Budgetary restrictions meant that the material palette, whilst restrained does not bear the quality hallmarks of the building’s composition. Both the internal and external walls are constructed of concrete paving “split to reveal the colour and texture of the natural aggregate”. It was intended that this was complimentary to the stone of the existing hall. The settling and movement properties of the concrete were effectively unknown and lead to the ‘C’ shaped bays separated by full height windows. The floor is finished throughout in quarry tiles and fittings and linings are almost exclusively in stained softwood.

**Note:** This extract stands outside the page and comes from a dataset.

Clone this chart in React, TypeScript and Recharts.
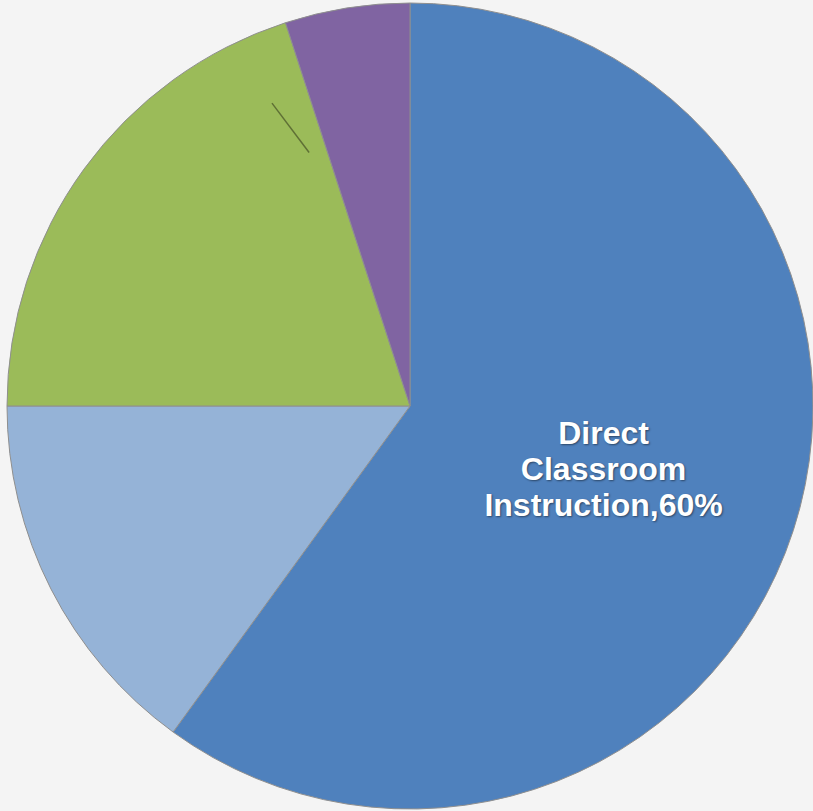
import React from "react";
import { PieChart, Pie, Cell } from "recharts";

// Share of time (percent), clockwise from 12 o'clock
const categories = [
  "Direct Classroom Instruction",
  "Planning",
  "Professional Development",
  "Other",
];
const shares = [60, 15, 20, 5];
const COLORS = ["#4f81bd", "#95b3d7", "#9bbb59", "#8064a2"];

const pieData = categories.map((name, i) => ({ name, value: shares[i] }));

const RAD = Math.PI / 180;
const polar = (cx: number, cy: number, r: number, angle: number) => ({
  x: cx + Math.cos(-angle * RAD) * r,
  y: cy + Math.sin(-angle * RAD) * r,
});

const renderLabel = (props: any) => {
  const { cx, cy, midAngle, outerRadius, index, name, value } = props;
  if (index === 0) {
    const p = polar(cx, cy, outerRadius * 0.505, midAngle);
    const words = name.split(" ");
    const lines = [words[0], words[1], `${words[2]},${value}%`];
    return (
      <text
        x={p.x}
        y={p.y}
        textAnchor="middle"
        fill="#ffffff"
        fontFamily="'Liberation Sans', Arial, sans-serif"
        fontWeight="bold"
        fontSize={32}
        style={{ textShadow: "1px 1px 2px rgba(0,0,0,0.45)" }}
      >
        {lines.map((l, i) => (
          <tspan key={i} x={p.x} y={p.y + (i - 1) * 36 + 11}>
            {l}
          </tspan>
        ))}
      </text>
    );
  }
  if (index === 3) {
    // leader line left without its text
    const a = polar(cx, cy, outerRadius * 0.677, midAngle + 12.7);
    const b = polar(cx, cy, outerRadius * 0.826, midAngle + 15.5);
    return (
      <line
        x1={a.x}
        y1={a.y}
        x2={b.x}
        y2={b.y}
        stroke="#5f7035"
        strokeWidth={1.5}
      />
    );
  }
  return null;
};

export default function App() {
  return (
    <div
      style={{
        position: "fixed",
        top: 0,
        left: 0,
        width: 813,
        height: 811,
        background: "#f4f4f4",
      }}
    >
      <PieChart
        width={813}
        height={811}
        margin={{ top: 0, right: 0, bottom: 0, left: 0 }}
      >
        <Pie
          data={pieData}
          dataKey="value"
          nameKey="name"
          cx={410}
          cy={406}
          outerRadius={403}
          startAngle={90}
          endAngle={-270}
          stroke="#8f8f8f"
          strokeWidth={1}
          labelLine={false}
          label={renderLabel}
          isAnimationActive={false}
        >
          {pieData.map((_entry, index) => (
            <Cell key={`cell-${index}`} fill={COLORS[index % COLORS.length]} />
          ))}
        </Pie>
      </PieChart>
    </div>
  );
}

Most of the original fabric remains intact, though the altar and congregational spaces have been subdivided with temporary partitions, into a store and gymnasium respectively. The simple confessionals, which sat beneath the visitor’s gallery, have also been dismantled. The roof construction is cleverly afforded an airy presence by the use of lanterns that occupy the spaces between the deep trusses and cast a soft light to the side and rear walls. Above the Sanctuary is another huge roof lantern that would have undoubtedly drawn focus to the altar. Externally this is expressed as a rather squat tower, clad in hung slates.

The connection to the existing hall is by a glazed corridor, described as a cloister, but not perhaps evoking the monastic spirit that one would traditionally associate with the term. Where the new and old meet a neat junction composed of cleanly engineered timber components visually frames and stretches the event of threshold transition. The necessity for this route to perform as a connective element is revealed, as embedded within the historic fabric is a further component of the scheme; a small dining room, created from the infill of an internal courtyard to the main hall. The space has recently been stripped back to reveal the original finishes as intact; wall and floor linings and a beautifully engineered truss system. The trusses are formed from slender timber sections and tension rods to facilitate a continuous band of clerestory glazing. The quality of the diffused light even on a grey day is soft and calming and the muted palette of the rest of the fittings gives the space an appropriately ethereal, time capsule quality.

At the outset, Bishop Foley, in his commissioning address said, ‘Such a Chapel must be a worthy edifice; it ought to possess the beauty and spaciousness to inspire the students…it must harmonise with the existing building’. The beauty and spaciousness remain clear to read, despite the modifications; the simple material palette and the crisp detailing of the rigourously orthogonal geometries is beautiful and the proportions throughout present spatial qualities that feel appropriately considered. The question of harmony is perhaps one that would yield an alternative proposition; the current edict concerning the contrast of new additions or interventions against historic fabric may not have resulted in the material choices presented here. The mass of the building, however, is a different consideration and the relationship between the head of the structural piers and the datum of the stone cornice to the existing building is one that would likely be repeated. The future of this building is entirely dependent on the tenure of the Headmaster. Currently a sensitive attitude to the retention of the former chapel prevails.